August 21, 2012

Phil Moore is currently travelling through the Americas on a Permaculture tour meeting all kinds of people, projects and places that work to restore the natural world and unite people. Here he writes about his experience at the Chico Mendes Reforestation Project in Guatemala.

The Chico Mendes Reforestation Project has been planting trees since 1998. Based in the small village of Pachaj near the city of Xela, a popular destination for tourists seeking a Spanish school, the immediate landscape is one that is familiar throughout Guatemala. Fields of corn (Maize) dominate. A crop both sacred and vital to the Mayan population Maize represents more than just a cereal grain – it defines a culture with roots going back thousands of years.  It is amongst the Maize and the slow devastation of the environment that the project works to regenerate the land.

Named after the murdered Brazilian rubber tapper, trade union leader and environmentalist, who fought for human rights and the preservation of the Amazon Rainforest, the work of the Chico Mendes Reforestation Project connects ecology and education with empowerment. And the vision to plant 100,000 trees in the surrounding hillsides is being realised by a single man, Armando. Welcoming volunteers to his family home those that work on the project share meals and if not too tired from the day’s work play with his alert and energetic children.
A ten minute walk though the corn fields, the seed and tree nursery is located at the foot of one of the many hills surrounding the village. Along the way, locals (Mayan K’iche’) pass by with a friendly greeting, children play football on the dirt road, and the thundering roar – and horn – of converted U.S. school buses (the principal mode of transport in Guatemala and affectionately called Chicken Buses) can be heard in the distance as it does the rounds.

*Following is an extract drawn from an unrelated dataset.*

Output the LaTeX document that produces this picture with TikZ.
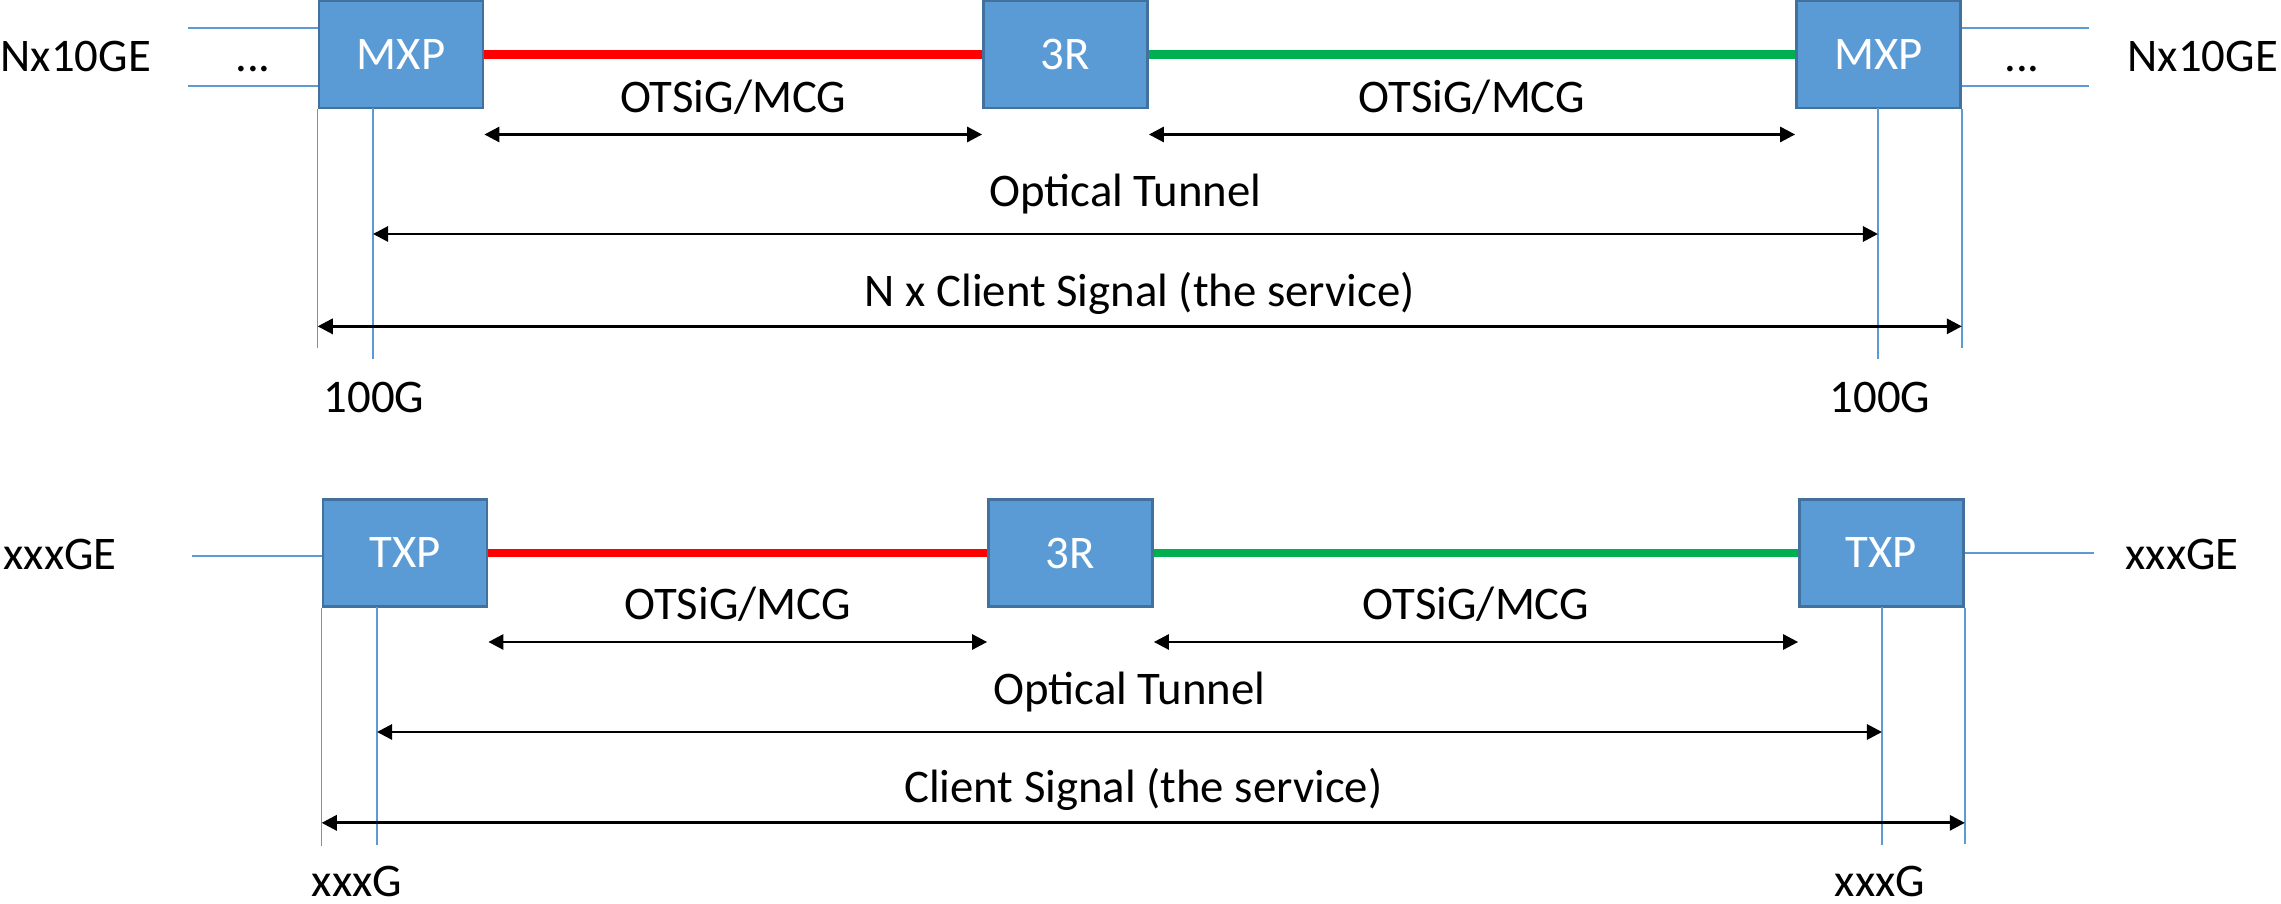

Work at Chico Mendes involved organizing seeds and saplings of local highland trees (cypress, pine and fir), preparing soil and of course planting trees. It was only after having left the project that I realised how humbling the work had been. The project ostensibly works to reforest communal lands in Pachaj but it was on reflection that I realised the conservation of the environment wasn’t the only thing happening. The project also worked to develop the ecology of place through its ties with the community. Armando’s eldest daughter Claudia teaches local women Spanish. A strong culture, despite the brutal repression during Guatemala’s savage 36 year civil war, many indigenous people’s first language is K’iche’ or Mam (local Mayan dialects). The Ixim Ulew Rural Language School (Ixim is the Maya word for Maize) operates from the family home in a large, open social space next to the family courtyard. Claudia’s lessons are usually prefaced with a talk by Armando about the importance of the project and the necessity of looking after the land. Seeing this after a day’s work I was impressed by the force and enthusiasm of Armando’s words despite not being able to grasp their meaning. Empowerment begins with education; with education comes freedom.
It was also the ecology of the home that made an impression on me.

Armando and his family

Being invited into another’s household, sharing food and simply talking (albeit in my potted Spanish) offered an insight into the lives of a people I would ordinarily know nothing about. The interest was mutual. It was this exchange over potatoes, beans and tortillas that made me appreciate food isn’t just sustenance, it can also be a medium of cultural transmission. Claudia, also the name of Armando’s wife, told us that her youngest daughter Dulce, six years old, was once very shy. With the passing of many volunteers Dulce’s confidence grew as she became interested in what all these people were doing in her home.
The Chico Mendes Reforestation Project is an example of ecological restoration supporting cultural autonomy and heritage. It shares the ideas of Wangari Maathai’s Greenbelt Movement with its emphasis on community development matching community felt needs, the example of India’s Bhausaheb Thorat who turned a desert into a forest and the inspirational Gaviotas ecovillage in Colombia: a living example of how trust in people and cooperation can help us all realise that another world is possible.

  1. I volunteered for this organization in 2011. That mural must be new! It looks fantastic! Loved the article.

  2. hi mily,
    thanks for your comment. i wrote the article. good to hear that you had volunteered there too. do you know quetzal trekkers? that’s how we learnt of the project.